== Work required ==
Begin with the line holding "Reproduce this chart with Plotly.", end with the line holding "return (H - B - y) / ph", and repeat every line in between exactly, without pictures.

++++++++++

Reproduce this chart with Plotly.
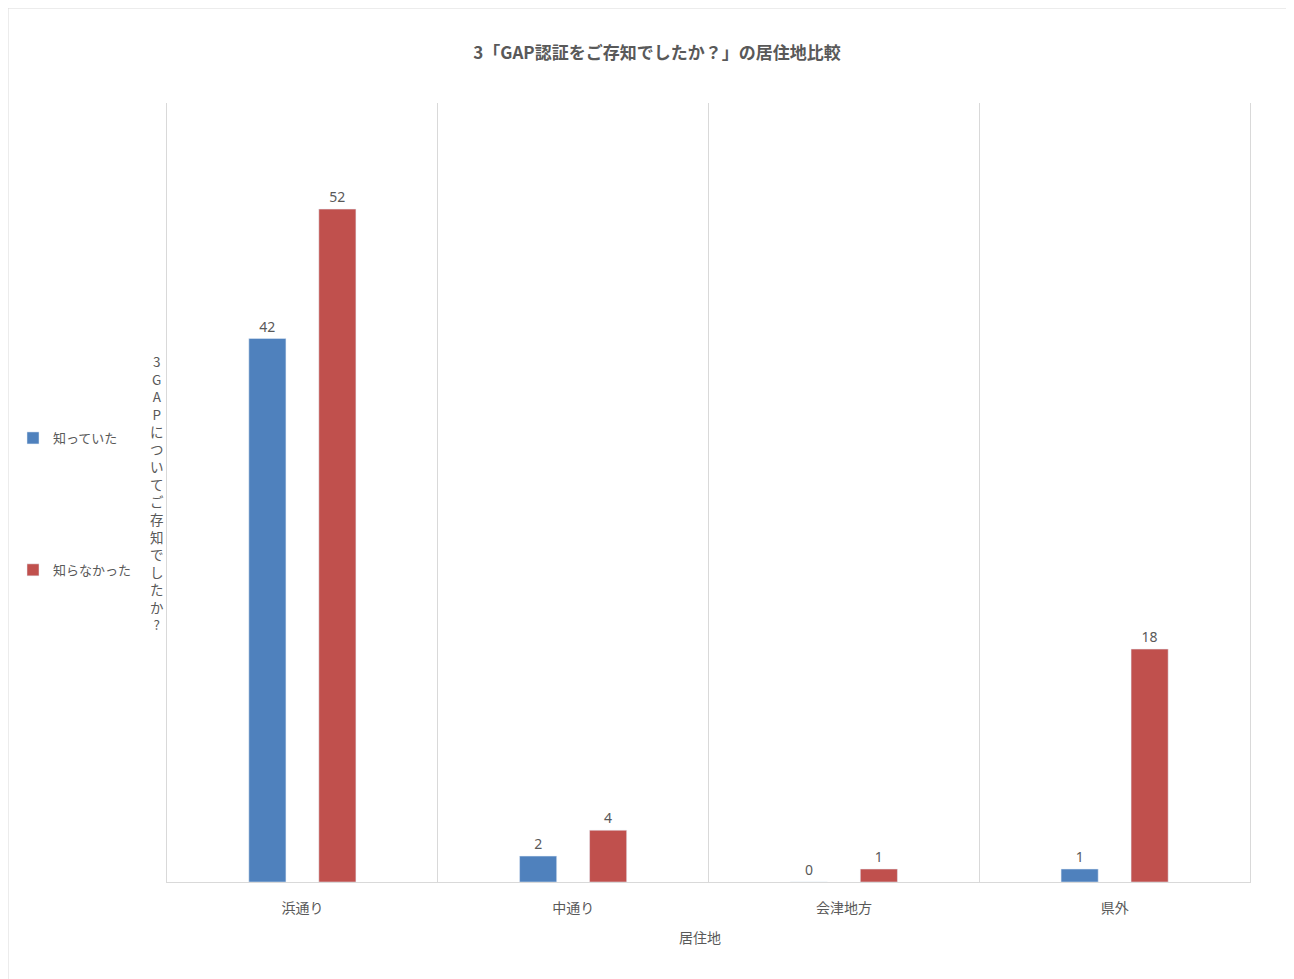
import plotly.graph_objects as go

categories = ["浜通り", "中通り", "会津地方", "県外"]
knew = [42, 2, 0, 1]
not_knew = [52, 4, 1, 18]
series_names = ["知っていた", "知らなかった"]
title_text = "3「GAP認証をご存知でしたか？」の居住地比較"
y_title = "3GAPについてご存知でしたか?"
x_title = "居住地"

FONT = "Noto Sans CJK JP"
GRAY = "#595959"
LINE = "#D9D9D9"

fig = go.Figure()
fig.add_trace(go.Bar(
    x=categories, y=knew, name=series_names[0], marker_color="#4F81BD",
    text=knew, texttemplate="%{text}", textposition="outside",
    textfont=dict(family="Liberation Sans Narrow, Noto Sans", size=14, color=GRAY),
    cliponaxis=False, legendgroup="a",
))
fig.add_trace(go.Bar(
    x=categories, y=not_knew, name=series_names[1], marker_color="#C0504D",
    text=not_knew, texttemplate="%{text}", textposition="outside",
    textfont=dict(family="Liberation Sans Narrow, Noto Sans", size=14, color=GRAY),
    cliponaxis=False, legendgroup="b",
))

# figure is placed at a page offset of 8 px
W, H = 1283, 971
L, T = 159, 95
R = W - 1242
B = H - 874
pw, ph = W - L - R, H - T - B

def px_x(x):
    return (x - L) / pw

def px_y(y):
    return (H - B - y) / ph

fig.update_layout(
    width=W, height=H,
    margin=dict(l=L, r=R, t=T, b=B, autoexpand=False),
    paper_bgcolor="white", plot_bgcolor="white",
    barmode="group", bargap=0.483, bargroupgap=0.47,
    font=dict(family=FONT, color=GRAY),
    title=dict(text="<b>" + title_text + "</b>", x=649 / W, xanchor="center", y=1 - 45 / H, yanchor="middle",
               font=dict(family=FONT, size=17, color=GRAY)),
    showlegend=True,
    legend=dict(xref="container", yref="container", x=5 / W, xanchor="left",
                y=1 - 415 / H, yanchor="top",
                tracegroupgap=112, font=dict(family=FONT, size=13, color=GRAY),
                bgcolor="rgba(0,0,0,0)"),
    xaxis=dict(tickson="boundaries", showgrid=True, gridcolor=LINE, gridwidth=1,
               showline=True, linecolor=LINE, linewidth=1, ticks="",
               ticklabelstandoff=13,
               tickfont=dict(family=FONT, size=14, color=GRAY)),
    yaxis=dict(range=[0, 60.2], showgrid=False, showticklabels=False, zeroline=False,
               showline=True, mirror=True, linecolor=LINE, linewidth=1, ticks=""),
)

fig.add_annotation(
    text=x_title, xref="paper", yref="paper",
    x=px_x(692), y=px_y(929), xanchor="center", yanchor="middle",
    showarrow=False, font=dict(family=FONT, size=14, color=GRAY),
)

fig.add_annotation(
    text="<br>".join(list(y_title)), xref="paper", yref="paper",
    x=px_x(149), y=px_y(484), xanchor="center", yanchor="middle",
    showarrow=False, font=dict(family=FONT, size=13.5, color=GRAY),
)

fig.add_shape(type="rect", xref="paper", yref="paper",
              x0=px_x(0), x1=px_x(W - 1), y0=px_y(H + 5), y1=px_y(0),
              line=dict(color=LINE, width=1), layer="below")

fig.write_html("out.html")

++++++++++

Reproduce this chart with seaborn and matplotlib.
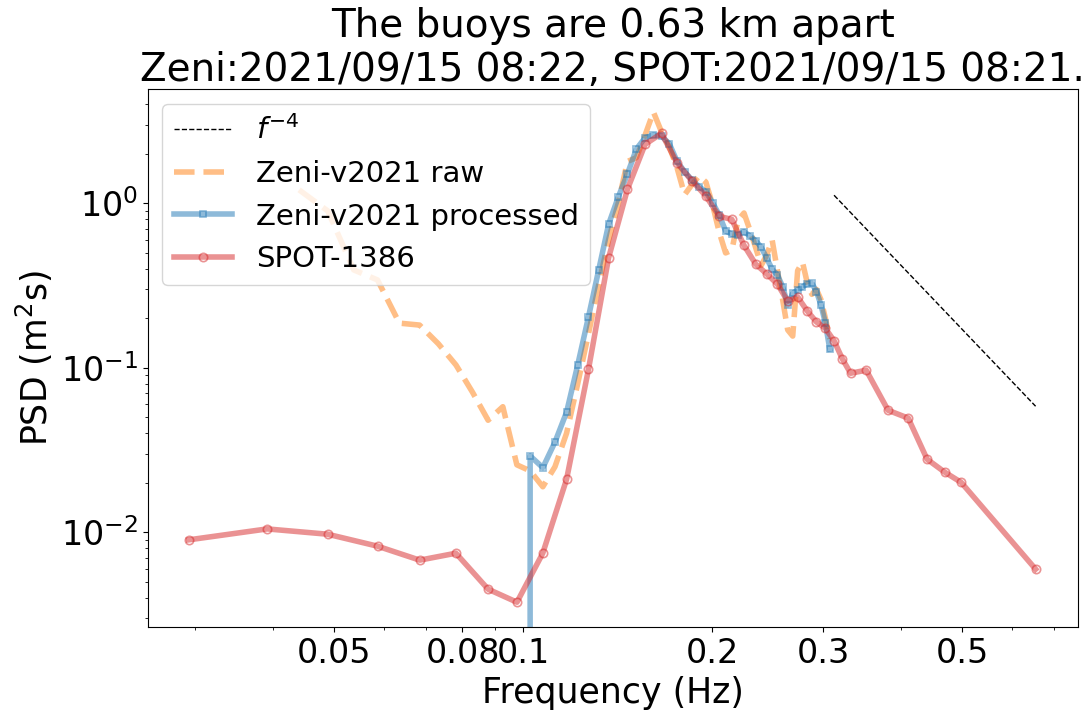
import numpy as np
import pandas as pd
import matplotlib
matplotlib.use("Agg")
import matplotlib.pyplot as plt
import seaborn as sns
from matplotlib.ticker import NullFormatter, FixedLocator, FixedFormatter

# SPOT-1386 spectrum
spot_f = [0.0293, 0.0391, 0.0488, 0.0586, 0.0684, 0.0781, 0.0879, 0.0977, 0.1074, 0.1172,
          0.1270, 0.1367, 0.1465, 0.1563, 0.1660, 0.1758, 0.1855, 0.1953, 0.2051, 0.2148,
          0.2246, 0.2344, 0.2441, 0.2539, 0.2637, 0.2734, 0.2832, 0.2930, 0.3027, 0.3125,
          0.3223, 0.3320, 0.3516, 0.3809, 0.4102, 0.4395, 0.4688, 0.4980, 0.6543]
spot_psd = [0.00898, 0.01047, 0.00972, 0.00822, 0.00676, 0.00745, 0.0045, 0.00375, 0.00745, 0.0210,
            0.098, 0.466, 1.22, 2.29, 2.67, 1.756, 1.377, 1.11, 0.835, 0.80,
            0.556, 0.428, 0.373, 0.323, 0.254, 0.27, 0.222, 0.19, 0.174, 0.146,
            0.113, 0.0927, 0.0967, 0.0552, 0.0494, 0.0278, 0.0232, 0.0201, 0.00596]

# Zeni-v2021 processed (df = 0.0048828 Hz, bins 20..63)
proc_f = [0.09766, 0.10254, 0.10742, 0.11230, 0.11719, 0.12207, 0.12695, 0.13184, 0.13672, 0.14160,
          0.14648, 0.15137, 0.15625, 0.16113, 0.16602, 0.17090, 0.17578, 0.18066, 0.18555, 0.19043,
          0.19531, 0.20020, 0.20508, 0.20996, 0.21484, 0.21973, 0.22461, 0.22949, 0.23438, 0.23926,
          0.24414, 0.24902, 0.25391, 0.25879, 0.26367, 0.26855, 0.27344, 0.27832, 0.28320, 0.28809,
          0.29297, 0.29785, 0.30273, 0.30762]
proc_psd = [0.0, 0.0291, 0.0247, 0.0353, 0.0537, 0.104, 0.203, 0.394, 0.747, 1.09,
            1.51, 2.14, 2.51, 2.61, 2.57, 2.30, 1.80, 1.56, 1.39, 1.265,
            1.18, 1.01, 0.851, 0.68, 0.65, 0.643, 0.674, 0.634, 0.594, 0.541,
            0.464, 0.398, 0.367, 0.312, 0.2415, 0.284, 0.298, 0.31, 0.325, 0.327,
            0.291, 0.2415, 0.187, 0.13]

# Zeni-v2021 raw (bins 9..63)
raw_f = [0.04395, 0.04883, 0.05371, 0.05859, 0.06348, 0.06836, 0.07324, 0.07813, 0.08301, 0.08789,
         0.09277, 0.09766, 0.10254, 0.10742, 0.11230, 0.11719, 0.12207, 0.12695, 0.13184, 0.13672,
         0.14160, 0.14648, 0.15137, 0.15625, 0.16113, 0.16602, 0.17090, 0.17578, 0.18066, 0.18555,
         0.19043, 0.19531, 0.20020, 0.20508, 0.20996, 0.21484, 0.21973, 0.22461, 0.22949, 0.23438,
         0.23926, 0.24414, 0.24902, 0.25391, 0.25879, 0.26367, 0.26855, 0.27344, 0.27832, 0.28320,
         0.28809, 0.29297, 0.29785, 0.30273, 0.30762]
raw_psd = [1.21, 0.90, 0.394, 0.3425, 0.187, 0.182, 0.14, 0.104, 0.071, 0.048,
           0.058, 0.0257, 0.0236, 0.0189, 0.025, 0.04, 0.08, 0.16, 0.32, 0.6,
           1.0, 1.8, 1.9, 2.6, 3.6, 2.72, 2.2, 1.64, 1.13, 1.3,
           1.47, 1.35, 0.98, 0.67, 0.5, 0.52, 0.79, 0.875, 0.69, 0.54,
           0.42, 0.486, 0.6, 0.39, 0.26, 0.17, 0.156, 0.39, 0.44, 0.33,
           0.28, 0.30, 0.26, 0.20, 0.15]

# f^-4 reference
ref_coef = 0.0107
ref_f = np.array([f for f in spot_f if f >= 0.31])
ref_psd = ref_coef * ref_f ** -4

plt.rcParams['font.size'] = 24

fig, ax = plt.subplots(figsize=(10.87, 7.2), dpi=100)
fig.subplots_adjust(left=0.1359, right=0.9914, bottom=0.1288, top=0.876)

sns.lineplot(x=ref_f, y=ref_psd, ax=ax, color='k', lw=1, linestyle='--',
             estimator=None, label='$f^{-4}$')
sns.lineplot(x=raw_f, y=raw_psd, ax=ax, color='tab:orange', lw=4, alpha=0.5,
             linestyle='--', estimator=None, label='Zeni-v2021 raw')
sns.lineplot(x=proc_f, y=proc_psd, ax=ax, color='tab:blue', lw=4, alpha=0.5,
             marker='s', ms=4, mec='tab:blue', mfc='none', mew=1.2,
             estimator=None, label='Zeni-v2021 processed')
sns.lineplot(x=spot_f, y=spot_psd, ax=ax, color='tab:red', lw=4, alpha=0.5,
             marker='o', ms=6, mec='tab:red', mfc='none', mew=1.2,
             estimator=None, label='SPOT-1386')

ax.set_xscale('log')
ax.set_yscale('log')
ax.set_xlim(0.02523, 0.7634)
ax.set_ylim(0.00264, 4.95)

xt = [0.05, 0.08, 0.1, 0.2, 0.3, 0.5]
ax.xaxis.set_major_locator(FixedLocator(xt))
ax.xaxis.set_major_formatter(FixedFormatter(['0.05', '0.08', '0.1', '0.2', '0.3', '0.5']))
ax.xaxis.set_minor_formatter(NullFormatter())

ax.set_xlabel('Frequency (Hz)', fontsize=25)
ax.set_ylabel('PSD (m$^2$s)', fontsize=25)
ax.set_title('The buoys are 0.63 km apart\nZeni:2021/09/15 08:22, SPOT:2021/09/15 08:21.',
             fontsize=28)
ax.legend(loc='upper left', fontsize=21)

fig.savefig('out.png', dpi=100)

++++++++++

== Solved exercise ==
Reproduce this chart with Plotly.
import plotly.graph_objects as go

categories = ["浜通り", "中通り", "会津地方", "県外"]
knew = [42, 2, 0, 1]
not_knew = [52, 4, 1, 18]
series_names = ["知っていた", "知らなかった"]
title_text = "3「GAP認証をご存知でしたか？」の居住地比較"
y_title = "3GAPについてご存知でしたか?"
x_title = "居住地"

FONT = "Noto Sans CJK JP"
GRAY = "#595959"
LINE = "#D9D9D9"

fig = go.Figure()
fig.add_trace(go.Bar(
    x=categories, y=knew, name=series_names[0], marker_color="#4F81BD",
    text=knew, texttemplate="%{text}", textposition="outside",
    textfont=dict(family="Liberation Sans Narrow, Noto Sans", size=14, color=GRAY),
    cliponaxis=False, legendgroup="a",
))
fig.add_trace(go.Bar(
    x=categories, y=not_knew, name=series_names[1], marker_color="#C0504D",
    text=not_knew, texttemplate="%{text}", textposition="outside",
    textfont=dict(family="Liberation Sans Narrow, Noto Sans", size=14, color=GRAY),
    cliponaxis=False, legendgroup="b",
))

# figure is placed at a page offset of 8 px
W, H = 1283, 971
L, T = 159, 95
R = W - 1242
B = H - 874
pw, ph = W - L - R, H - T - B

def px_x(x):
    return (x - L) / pw

def px_y(y):
    return (H - B - y) / ph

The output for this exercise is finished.